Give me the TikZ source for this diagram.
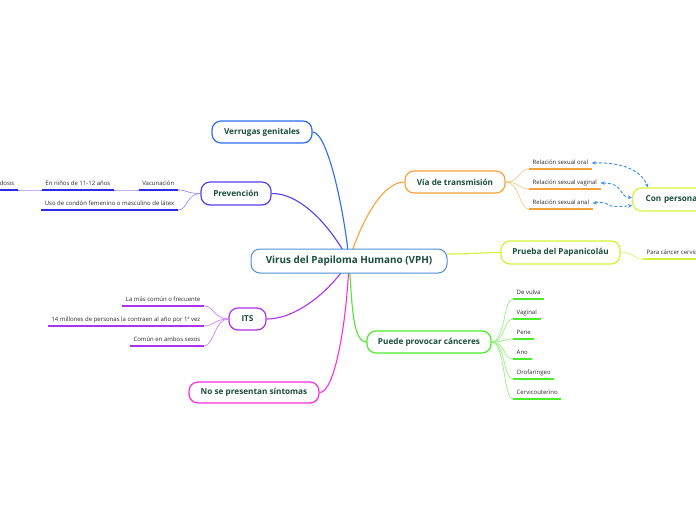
\documentclass[tikz,border=0pt]{standalone}
\usepackage{fontspec}
\setmainfont{Open Sans}
\usetikzlibrary{arrows.meta}
\definecolor{txtg}{HTML}{1B4D3E}
\definecolor{leafg}{HTML}{2B2B2B}
\definecolor{cenC}{HTML}{4D8FD1}
\definecolor{verC}{HTML}{2D6CF5}
\definecolor{prevC}{HTML}{5A3FF0}
\definecolor{prevL}{HTML}{2B2BE8}
\definecolor{viaC}{HTML}{F9A23A}
\definecolor{pruC}{HTML}{D4F23A}
\definecolor{itsC}{HTML}{B030F0}
\definecolor{pueC}{HTML}{4CED2A}
\definecolor{noseC}{HTML}{FF2EE0}
\definecolor{dashblue}{HTML}{3A8EE6}
\pgfdeclarelayer{bg}
\pgfsetlayers{bg,main}
\tikzset{
 mainbox/.style={draw, line width=1.2pt, rounded corners=9pt, fill=white, text=txtg,
   font=\bfseries\fontsize{8.2}{10}\selectfont, minimum height=22pt, inner sep=0pt},
 leaftxt/.style={font=\fontsize{6}{7}\selectfont, text=leafg, inner xsep=3.5pt, inner ysep=3pt, text height=4.4pt, text depth=1.2pt},
 leafL/.style={leaftxt, anchor=south east},
 leafR/.style={leaftxt, anchor=south west},
 uline/.style={line width=1.5pt},
 branch/.style={line width=1.1pt},
 subline/.style={line width=0.7pt},
 dasharrow/.style={draw=dashblue, line width=0.9pt, dash pattern=on 3pt off 2pt,
   {Stealth[length=4pt,width=3.6pt]}-{Stealth[length=4pt,width=3.6pt]}}
}
\begin{document}
\begin{tikzpicture}[x=1pt,y=-1pt]
\useasboundingbox (0,0) rectangle (696,520);
\clip (0,0) rectangle (696,520);

% main nodes
\node[mainbox, draw=cenC, line width=1pt, minimum width=196pt, minimum height=24pt, font=\bfseries\fontsize{9.9}{11}\selectfont] (cen) at (349,261) {Virus del Papiloma Humano (VPH)};
\node[mainbox, draw=verC, minimum width=100pt] (ver) at (262,132) {Verrugas genitales};
\node[mainbox, draw=prevC, minimum width=70pt, minimum height=23pt] (prev) at (236,193.5) {Prevención};
\node[mainbox, draw=viaC, minimum width=100pt] (via) at (455,182) {Vía de transmisión};
\node[mainbox, draw=pruC, minimum width=119pt, minimum height=23pt] (pru) at (560.5,252.5) {Prueba del Papanicoláu};
\node[mainbox, draw=itsC, minimum width=37pt] (its) at (247.5,319) {ITS};
\node[mainbox, draw=pueC, minimum width=124pt] (pue) at (429,342) {Puede provocar cánceres};
\node[mainbox, draw=noseC, minimum width=130pt, minimum height=21pt] (nose) at (254,392.5) {No se presentan síntomas};
\node[mainbox, draw=pruC, anchor=west, text width=70pt, align=left, inner xsep=13pt, minimum height=23pt] (con) at (632,199.5) {Con persona};

% leaves: Prevención
\node[leafL] (vac) at (178,190) {Vacunación};
\node[leafL] (nin) at (114,190) {En niños de 11-12 años};
\node[leafL] (dos) at (18,190) {dosis};
\node[leafL] (uso) at (178,210) {Uso de condón femenino o masculino de látex};
% leaves: Vía
\node[leafR] (oral) at (529,169) {Relación sexual oral};
\node[leafR] (vag) at (529,189) {Relación sexual vaginal};
\node[leafR] (anal) at (529,209) {Relación sexual anal};
% leaf: Prueba
\node[leafR] (para) at (643,259) {Para cáncer cervicouterino};
% leaves: ITS
\node[leafL] (frec) at (204,306) {La más común o frecuente};
\node[leafL] (mill) at (204,326) {14 millones de personas la contraen al año por 1ª vez};
\node[leafL] (amb) at (204,346) {Común en ambos sexos};
% leaves: Puede
\node[leafR] (vul) at (513,299) {De vulva};
\node[leafR] (vgn) at (513,319) {Vaginal};
\node[leafR] (pen) at (513,339) {Pene};
\node[leafR] (ano) at (513,359) {Ano};
\node[leafR] (oro) at (513,379) {Orofaríngeo};
\node[leafR] (cer) at (513,399) {Cervicouterino};

% underlines
\foreach \n in {vac,nin,dos,uso} \draw[uline, draw=prevL] (\n.south west) -- (\n.south east);
\foreach \n in {oral,vag,anal} \draw[uline, draw=viaC] (\n.south west) -- (\n.south east);
\draw[uline, draw=pruC] (para.south west) -- (para.south east);
\foreach \n in {frec,mill,amb} \draw[uline, draw=itsC] (\n.south west) -- (\n.south east);
\foreach \n in {vul,vgn,pen,ano,oro,cer} \draw[uline, draw=pueC] (\n.south west) -- (\n.south east);

\begin{pgfonlayer}{bg}
\fill[white] (0,0) rectangle (696,520);
% main branches
\draw[branch, draw=verC] (ver.east) .. controls (328,132) and (345,215) .. (cen.center);
\draw[branch, draw=prevC] (prev.east) .. controls (300,193) and (330,225) .. (cen.center);
\draw[branch, draw=viaC] (via.west) .. controls (380,182) and (358,230) .. (cen.center);
\draw[branch, draw=pruC] ([yshift=7pt]cen.east) .. controls (475,254) and (480,252.5) .. (pru.west);
\draw[branch, draw=itsC] (its.east) .. controls (300,319) and (335,285) .. (cen.center);
\draw[branch, draw=pueC] (pue.west) .. controls (352,342) and (352,300) .. (cen.center);
\draw[branch, draw=noseC] (nose.east) .. controls (335,393) and (347,320) .. (cen.center);
% sub connectors
\draw[subline, draw=prevC!60] (prev.west) .. controls +(-14,0) and +(10,0) .. (vac.south east);
\draw[subline, draw=prevC!60] (prev.west) .. controls +(-14,0) and +(10,0) .. (uso.south east);
\draw[subline, draw=prevC!60] (vac.south west) .. controls +(-10,0) and +(10,0) .. (nin.south east);
\draw[subline, draw=prevC!60] (nin.south west) .. controls +(-10,0) and +(10,0) .. (dos.south east);
\foreach \n in {oral,vag,anal} \draw[subline, draw=viaC!60] (via.east) .. controls +(14,0) and +(-10,0) .. (\n.south west);
\draw[subline, draw=pruC!80] (pru.east) .. controls +(14,0) and +(-10,0) .. (para.south west);
\foreach \n in {frec,mill,amb} \draw[subline, draw=itsC!60] (its.west) .. controls +(-14,0) and +(10,0) .. (\n.south east);
\foreach \n in {vul,vgn,pen,ano,oro,cer} \draw[subline, draw=pueC!60] (pue.east) .. controls +(14,0) and +(-10,0) .. (\n.south west);
\end{pgfonlayer}

% dashed relations
\draw[dasharrow] (oral.east) .. controls (625,162) and (642,172) .. ([xshift=16pt]con.north west);
\draw[dasharrow] (vag.east) .. controls (625,183) and (618,197) .. ([yshift=2pt]con.west);
\draw[dasharrow] (anal.east) .. controls (616,201) and (598,209) .. ([yshift=-6pt]con.west);
\end{tikzpicture}
\end{document}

Task to carry out: Leave the pictures out, and print every line of the listing exactly as written.

Complete output:
Give me the TikZ source for this diagram.
\documentclass[tikz,border=0pt]{standalone}
\usepackage{fontspec}
\setmainfont{Open Sans}
\usetikzlibrary{arrows.meta}
\definecolor{txtg}{HTML}{1B4D3E}
\definecolor{leafg}{HTML}{2B2B2B}
\definecolor{cenC}{HTML}{4D8FD1}
\definecolor{verC}{HTML}{2D6CF5}
\definecolor{prevC}{HTML}{5A3FF0}
\definecolor{prevL}{HTML}{2B2BE8}
\definecolor{viaC}{HTML}{F9A23A}
\definecolor{pruC}{HTML}{D4F23A}
\definecolor{itsC}{HTML}{B030F0}
\definecolor{pueC}{HTML}{4CED2A}
\definecolor{noseC}{HTML}{FF2EE0}
\definecolor{dashblue}{HTML}{3A8EE6}
\pgfdeclarelayer{bg}
\pgfsetlayers{bg,main}
\tikzset{
 mainbox/.style={draw, line width=1.2pt, rounded corners=9pt, fill=white, text=txtg,
   font=\bfseries\fontsize{8.2}{10}\selectfont, minimum height=22pt, inner sep=0pt},
 leaftxt/.style={font=\fontsize{6}{7}\selectfont, text=leafg, inner xsep=3.5pt, inner ysep=3pt, text height=4.4pt, text depth=1.2pt},
 leafL/.style={leaftxt, anchor=south east},
 leafR/.style={leaftxt, anchor=south west},
 uline/.style={line width=1.5pt},
 branch/.style={line width=1.1pt},
 subline/.style={line width=0.7pt},
 dasharrow/.style={draw=dashblue, line width=0.9pt, dash pattern=on 3pt off 2pt,
   {Stealth[length=4pt,width=3.6pt]}-{Stealth[length=4pt,width=3.6pt]}}
}
\begin{document}
\begin{tikzpicture}[x=1pt,y=-1pt]
\useasboundingbox (0,0) rectangle (696,520);
\clip (0,0) rectangle (696,520);

% main nodes
\node[mainbox, draw=cenC, line width=1pt, minimum width=196pt, minimum height=24pt, font=\bfseries\fontsize{9.9}{11}\selectfont] (cen) at (349,261) {Virus del Papiloma Humano (VPH)};
\node[mainbox, draw=verC, minimum width=100pt] (ver) at (262,132) {Verrugas genitales};
\node[mainbox, draw=prevC, minimum width=70pt, minimum height=23pt] (prev) at (236,193.5) {Prevención};
\node[mainbox, draw=viaC, minimum width=100pt] (via) at (455,182) {Vía de transmisión};
\node[mainbox, draw=pruC, minimum width=119pt, minimum height=23pt] (pru) at (560.5,252.5) {Prueba del Papanicoláu};
\node[mainbox, draw=itsC, minimum width=37pt] (its) at (247.5,319) {ITS};
\node[mainbox, draw=pueC, minimum width=124pt] (pue) at (429,342) {Puede provocar cánceres};
\node[mainbox, draw=noseC, minimum width=130pt, minimum height=21pt] (nose) at (254,392.5) {No se presentan síntomas};
\node[mainbox, draw=pruC, anchor=west, text width=70pt, align=left, inner xsep=13pt, minimum height=23pt] (con) at (632,199.5) {Con persona};

% leaves: Prevención
\node[leafL] (vac) at (178,190) {Vacunación};
\node[leafL] (nin) at (114,190) {En niños de 11-12 años};
\node[leafL] (dos) at (18,190) {dosis};
\node[leafL] (uso) at (178,210) {Uso de condón femenino o masculino de látex};
% leaves: Vía
\node[leafR] (oral) at (529,169) {Relación sexual oral};
\node[leafR] (vag) at (529,189) {Relación sexual vaginal};
\node[leafR] (anal) at (529,209) {Relación sexual anal};
% leaf: Prueba
\node[leafR] (para) at (643,259) {Para cáncer cervicouterino};
% leaves: ITS
\node[leafL] (frec) at (204,306) {La más común o frecuente};
\node[leafL] (mill) at (204,326) {14 millones de personas la contraen al año por 1ª vez};
\node[leafL] (amb) at (204,346) {Común en ambos sexos};
% leaves: Puede
\node[leafR] (vul) at (513,299) {De vulva};
\node[leafR] (vgn) at (513,319) {Vaginal};
\node[leafR] (pen) at (513,339) {Pene};
\node[leafR] (ano) at (513,359) {Ano};
\node[leafR] (oro) at (513,379) {Orofaríngeo};
\node[leafR] (cer) at (513,399) {Cervicouterino};

% underlines
\foreach \n in {vac,nin,dos,uso} \draw[uline, draw=prevL] (\n.south west) -- (\n.south east);
\foreach \n in {oral,vag,anal} \draw[uline, draw=viaC] (\n.south west) -- (\n.south east);
\draw[uline, draw=pruC] (para.south west) -- (para.south east);
\foreach \n in {frec,mill,amb} \draw[uline, draw=itsC] (\n.south west) -- (\n.south east);
\foreach \n in {vul,vgn,pen,ano,oro,cer} \draw[uline, draw=pueC] (\n.south west) -- (\n.south east);

\begin{pgfonlayer}{bg}
\fill[white] (0,0) rectangle (696,520);
% main branches
\draw[branch, draw=verC] (ver.east) .. controls (328,132) and (345,215) .. (cen.center);
\draw[branch, draw=prevC] (prev.east) .. controls (300,193) and (330,225) .. (cen.center);
\draw[branch, draw=viaC] (via.west) .. controls (380,182) and (358,230) .. (cen.center);
\draw[branch, draw=pruC] ([yshift=7pt]cen.east) .. controls (475,254) and (480,252.5) .. (pru.west);
\draw[branch, draw=itsC] (its.east) .. controls (300,319) and (335,285) .. (cen.center);
\draw[branch, draw=pueC] (pue.west) .. controls (352,342) and (352,300) .. (cen.center);
\draw[branch, draw=noseC] (nose.east) .. controls (335,393) and (347,320) .. (cen.center);
% sub connectors
\draw[subline, draw=prevC!60] (prev.west) .. controls +(-14,0) and +(10,0) .. (vac.south east);
\draw[subline, draw=prevC!60] (prev.west) .. controls +(-14,0) and +(10,0) .. (uso.south east);
\draw[subline, draw=prevC!60] (vac.south west) .. controls +(-10,0) and +(10,0) .. (nin.south east);
\draw[subline, draw=prevC!60] (nin.south west) .. controls +(-10,0) and +(10,0) .. (dos.south east);
\foreach \n in {oral,vag,anal} \draw[subline, draw=viaC!60] (via.east) .. controls +(14,0) and +(-10,0) .. (\n.south west);
\draw[subline, draw=pruC!80] (pru.east) .. controls +(14,0) and +(-10,0) .. (para.south west);
\foreach \n in {frec,mill,amb} \draw[subline, draw=itsC!60] (its.west) .. controls +(-14,0) and +(10,0) .. (\n.south east);
\foreach \n in {vul,vgn,pen,ano,oro,cer} \draw[subline, draw=pueC!60] (pue.east) .. controls +(14,0) and +(-10,0) .. (\n.south west);
\end{pgfonlayer}

% dashed relations
\draw[dasharrow] (oral.east) .. controls (625,162) and (642,172) .. ([xshift=16pt]con.north west);
\draw[dasharrow] (vag.east) .. controls (625,183) and (618,197) .. ([yshift=2pt]con.west);
\draw[dasharrow] (anal.east) .. controls (616,201) and (598,209) .. ([yshift=-6pt]con.west);
\end{tikzpicture}
\end{document}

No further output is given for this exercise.